> **BRIEF**
Transcribe only the lines from the line with "Emit a Python" through the line with "import plotly.graph_objects as go", exactly, counting both of those lines as part of the stretch.

------------------------------------------------

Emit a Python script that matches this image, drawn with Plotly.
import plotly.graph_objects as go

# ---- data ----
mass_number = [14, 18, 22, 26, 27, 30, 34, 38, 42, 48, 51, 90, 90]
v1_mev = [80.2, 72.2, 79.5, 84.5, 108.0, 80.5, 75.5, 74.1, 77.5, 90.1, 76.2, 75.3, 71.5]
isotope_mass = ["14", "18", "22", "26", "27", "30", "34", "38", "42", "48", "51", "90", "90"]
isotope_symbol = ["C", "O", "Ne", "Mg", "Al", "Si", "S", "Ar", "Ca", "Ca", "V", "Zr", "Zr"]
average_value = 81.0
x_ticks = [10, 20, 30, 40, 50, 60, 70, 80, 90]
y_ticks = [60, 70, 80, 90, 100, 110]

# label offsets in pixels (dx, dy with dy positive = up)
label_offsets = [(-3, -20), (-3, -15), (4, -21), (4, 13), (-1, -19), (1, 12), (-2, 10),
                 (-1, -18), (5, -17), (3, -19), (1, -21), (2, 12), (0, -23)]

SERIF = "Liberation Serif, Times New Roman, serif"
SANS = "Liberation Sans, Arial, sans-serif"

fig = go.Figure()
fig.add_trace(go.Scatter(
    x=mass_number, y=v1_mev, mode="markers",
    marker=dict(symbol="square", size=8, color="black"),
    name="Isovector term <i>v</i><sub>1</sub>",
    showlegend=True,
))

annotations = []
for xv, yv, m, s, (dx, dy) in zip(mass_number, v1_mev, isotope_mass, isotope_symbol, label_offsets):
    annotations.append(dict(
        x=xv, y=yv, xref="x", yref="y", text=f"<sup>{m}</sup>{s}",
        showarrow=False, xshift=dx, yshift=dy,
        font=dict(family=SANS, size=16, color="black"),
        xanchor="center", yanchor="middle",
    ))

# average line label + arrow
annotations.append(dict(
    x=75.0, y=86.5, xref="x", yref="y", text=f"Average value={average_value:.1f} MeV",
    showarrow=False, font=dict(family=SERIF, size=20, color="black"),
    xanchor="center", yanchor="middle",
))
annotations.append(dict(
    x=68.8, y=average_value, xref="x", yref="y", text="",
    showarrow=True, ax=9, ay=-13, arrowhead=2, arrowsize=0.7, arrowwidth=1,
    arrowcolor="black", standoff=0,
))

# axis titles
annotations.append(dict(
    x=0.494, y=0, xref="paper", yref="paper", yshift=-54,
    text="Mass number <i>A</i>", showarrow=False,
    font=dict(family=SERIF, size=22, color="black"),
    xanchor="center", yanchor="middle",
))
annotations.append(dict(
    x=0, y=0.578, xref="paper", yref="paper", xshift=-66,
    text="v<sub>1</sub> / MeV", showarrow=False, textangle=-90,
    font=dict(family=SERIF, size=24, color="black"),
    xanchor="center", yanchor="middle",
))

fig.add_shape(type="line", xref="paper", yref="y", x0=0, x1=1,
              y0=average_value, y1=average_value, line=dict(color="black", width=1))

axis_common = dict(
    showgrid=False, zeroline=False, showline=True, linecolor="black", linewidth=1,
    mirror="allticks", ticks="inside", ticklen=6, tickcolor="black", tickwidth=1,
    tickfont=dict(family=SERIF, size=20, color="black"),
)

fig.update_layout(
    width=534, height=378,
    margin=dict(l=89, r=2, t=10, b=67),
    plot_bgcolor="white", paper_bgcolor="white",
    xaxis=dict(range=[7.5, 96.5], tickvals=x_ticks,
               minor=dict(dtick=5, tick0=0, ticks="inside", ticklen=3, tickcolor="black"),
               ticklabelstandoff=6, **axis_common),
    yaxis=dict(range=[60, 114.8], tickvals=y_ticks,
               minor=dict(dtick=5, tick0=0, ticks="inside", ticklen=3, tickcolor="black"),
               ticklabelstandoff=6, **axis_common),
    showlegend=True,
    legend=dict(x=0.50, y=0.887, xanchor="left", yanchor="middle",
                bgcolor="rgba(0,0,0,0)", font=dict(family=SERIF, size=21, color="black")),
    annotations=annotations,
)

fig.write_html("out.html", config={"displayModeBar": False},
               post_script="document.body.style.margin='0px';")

------------------------------------------------

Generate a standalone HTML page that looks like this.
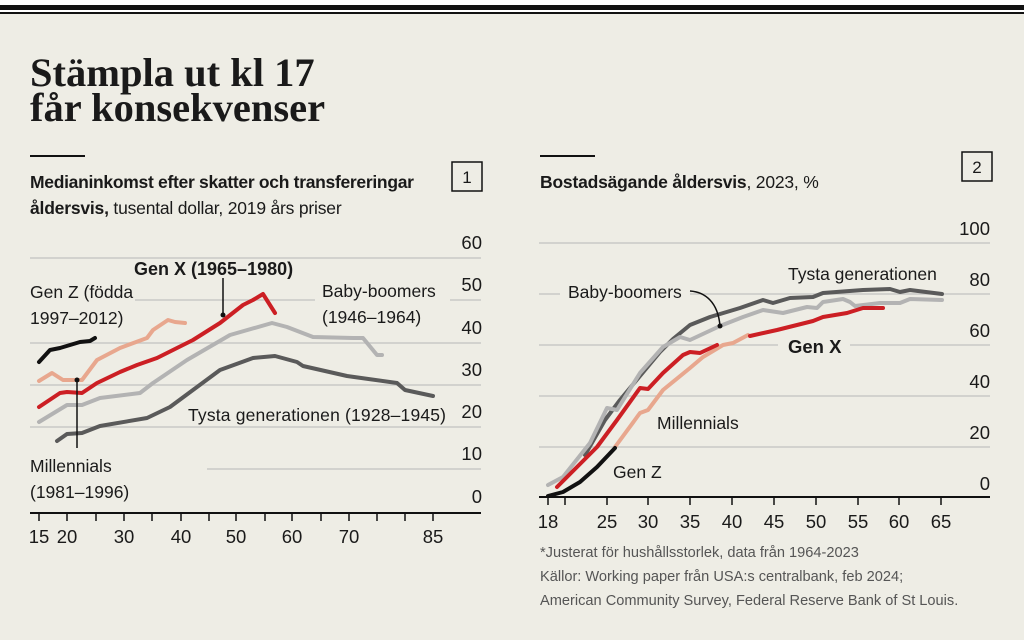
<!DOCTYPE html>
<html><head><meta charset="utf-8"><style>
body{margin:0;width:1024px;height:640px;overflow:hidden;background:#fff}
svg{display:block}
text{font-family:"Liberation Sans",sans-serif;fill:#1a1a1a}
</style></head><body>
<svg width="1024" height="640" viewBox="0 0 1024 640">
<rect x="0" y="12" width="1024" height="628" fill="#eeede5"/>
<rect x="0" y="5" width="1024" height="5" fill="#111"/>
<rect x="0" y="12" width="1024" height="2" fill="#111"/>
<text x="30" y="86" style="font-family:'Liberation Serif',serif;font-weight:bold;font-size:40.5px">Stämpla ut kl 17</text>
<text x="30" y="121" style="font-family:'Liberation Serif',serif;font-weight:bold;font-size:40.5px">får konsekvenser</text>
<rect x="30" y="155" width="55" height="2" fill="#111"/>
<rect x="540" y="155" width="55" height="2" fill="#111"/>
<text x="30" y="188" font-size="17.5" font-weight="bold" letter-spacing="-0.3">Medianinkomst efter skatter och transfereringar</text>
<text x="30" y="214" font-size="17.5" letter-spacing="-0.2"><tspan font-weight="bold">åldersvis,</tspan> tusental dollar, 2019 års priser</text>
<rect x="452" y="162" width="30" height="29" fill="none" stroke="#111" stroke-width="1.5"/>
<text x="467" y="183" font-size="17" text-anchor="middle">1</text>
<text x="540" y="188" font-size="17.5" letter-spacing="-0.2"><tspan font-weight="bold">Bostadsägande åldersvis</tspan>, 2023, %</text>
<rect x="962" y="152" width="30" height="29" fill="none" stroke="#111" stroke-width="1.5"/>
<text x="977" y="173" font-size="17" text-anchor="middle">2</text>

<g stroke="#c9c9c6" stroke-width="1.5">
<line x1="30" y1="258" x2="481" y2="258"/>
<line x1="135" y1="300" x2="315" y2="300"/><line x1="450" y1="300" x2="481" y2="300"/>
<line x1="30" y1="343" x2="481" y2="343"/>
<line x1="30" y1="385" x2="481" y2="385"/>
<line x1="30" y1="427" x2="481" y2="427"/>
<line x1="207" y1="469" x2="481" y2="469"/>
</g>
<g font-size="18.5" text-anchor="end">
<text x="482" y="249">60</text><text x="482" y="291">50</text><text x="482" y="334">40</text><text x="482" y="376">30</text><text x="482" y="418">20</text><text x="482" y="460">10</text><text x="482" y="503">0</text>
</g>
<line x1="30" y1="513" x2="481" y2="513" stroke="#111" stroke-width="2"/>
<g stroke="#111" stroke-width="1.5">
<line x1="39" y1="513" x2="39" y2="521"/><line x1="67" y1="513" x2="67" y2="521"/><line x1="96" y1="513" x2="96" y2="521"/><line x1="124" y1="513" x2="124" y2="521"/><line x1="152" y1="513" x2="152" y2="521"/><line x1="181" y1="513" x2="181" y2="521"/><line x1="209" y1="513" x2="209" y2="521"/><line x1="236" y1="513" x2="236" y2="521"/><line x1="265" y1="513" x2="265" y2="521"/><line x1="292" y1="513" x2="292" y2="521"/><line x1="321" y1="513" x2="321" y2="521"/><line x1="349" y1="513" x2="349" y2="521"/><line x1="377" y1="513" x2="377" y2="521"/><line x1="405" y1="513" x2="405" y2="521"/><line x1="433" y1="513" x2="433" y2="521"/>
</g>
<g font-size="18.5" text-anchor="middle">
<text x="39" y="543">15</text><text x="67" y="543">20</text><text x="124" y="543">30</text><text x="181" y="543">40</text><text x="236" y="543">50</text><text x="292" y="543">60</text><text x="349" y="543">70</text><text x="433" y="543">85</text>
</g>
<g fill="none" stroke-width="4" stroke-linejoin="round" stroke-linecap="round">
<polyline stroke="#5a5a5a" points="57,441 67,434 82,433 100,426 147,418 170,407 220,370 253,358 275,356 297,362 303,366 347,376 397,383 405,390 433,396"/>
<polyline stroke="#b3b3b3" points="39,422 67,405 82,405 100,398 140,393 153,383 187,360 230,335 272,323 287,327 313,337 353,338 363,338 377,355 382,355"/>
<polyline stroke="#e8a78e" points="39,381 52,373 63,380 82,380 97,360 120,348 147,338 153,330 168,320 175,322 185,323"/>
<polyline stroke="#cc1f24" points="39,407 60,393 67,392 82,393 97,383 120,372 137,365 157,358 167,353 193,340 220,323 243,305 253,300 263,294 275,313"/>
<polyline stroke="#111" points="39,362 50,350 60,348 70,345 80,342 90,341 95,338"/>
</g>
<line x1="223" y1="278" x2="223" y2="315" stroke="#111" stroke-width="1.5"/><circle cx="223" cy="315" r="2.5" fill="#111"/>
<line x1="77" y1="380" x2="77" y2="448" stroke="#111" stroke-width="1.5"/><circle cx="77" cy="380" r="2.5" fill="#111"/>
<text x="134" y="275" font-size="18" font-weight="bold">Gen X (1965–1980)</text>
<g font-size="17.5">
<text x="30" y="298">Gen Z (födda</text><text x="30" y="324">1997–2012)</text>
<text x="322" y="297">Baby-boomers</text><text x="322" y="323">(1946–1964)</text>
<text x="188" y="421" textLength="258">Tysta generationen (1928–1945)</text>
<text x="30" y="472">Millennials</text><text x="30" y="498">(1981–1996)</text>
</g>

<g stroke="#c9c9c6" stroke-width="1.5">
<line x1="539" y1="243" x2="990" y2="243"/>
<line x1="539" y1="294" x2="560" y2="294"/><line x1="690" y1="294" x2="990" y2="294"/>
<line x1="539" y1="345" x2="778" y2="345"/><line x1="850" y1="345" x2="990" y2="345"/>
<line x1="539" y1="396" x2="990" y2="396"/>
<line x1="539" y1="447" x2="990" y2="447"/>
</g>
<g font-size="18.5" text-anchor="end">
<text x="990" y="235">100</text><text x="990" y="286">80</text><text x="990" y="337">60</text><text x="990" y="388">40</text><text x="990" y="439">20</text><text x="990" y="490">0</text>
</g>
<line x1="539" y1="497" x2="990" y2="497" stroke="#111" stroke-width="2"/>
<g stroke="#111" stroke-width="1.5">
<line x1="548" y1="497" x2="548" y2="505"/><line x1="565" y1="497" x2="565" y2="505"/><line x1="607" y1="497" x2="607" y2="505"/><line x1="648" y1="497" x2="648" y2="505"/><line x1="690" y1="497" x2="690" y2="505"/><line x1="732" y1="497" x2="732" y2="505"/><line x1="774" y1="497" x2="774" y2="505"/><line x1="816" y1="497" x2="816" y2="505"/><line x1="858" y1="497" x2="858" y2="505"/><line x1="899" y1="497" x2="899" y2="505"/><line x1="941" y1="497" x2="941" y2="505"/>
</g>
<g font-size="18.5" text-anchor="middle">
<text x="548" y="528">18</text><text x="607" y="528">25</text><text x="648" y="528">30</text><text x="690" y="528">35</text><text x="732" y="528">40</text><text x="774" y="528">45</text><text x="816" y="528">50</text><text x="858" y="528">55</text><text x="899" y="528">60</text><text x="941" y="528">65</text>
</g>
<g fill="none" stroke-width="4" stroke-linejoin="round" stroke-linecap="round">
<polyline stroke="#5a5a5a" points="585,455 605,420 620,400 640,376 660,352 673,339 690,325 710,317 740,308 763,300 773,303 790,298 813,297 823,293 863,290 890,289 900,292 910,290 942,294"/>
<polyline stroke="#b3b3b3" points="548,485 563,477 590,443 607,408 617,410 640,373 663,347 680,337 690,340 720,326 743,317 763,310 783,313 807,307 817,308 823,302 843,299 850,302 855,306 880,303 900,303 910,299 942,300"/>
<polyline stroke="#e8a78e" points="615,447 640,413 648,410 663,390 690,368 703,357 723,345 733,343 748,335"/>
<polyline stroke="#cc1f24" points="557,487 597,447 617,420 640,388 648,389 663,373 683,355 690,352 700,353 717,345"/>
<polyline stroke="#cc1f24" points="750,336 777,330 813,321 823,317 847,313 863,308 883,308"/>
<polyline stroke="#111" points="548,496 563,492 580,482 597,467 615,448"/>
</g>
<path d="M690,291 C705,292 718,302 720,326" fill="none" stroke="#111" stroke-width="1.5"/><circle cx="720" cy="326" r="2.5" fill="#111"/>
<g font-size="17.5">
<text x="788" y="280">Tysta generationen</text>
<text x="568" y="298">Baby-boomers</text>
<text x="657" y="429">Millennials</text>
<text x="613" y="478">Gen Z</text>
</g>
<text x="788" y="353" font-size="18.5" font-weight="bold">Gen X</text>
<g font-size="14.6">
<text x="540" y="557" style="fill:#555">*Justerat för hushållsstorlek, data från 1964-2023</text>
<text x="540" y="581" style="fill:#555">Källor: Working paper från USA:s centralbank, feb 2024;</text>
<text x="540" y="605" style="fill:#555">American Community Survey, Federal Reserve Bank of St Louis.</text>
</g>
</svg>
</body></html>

------------------------------------------------

> **RESULT OF THIS TASK**
Emit a Python script that matches this image, drawn with Plotly.
import plotly.graph_objects as go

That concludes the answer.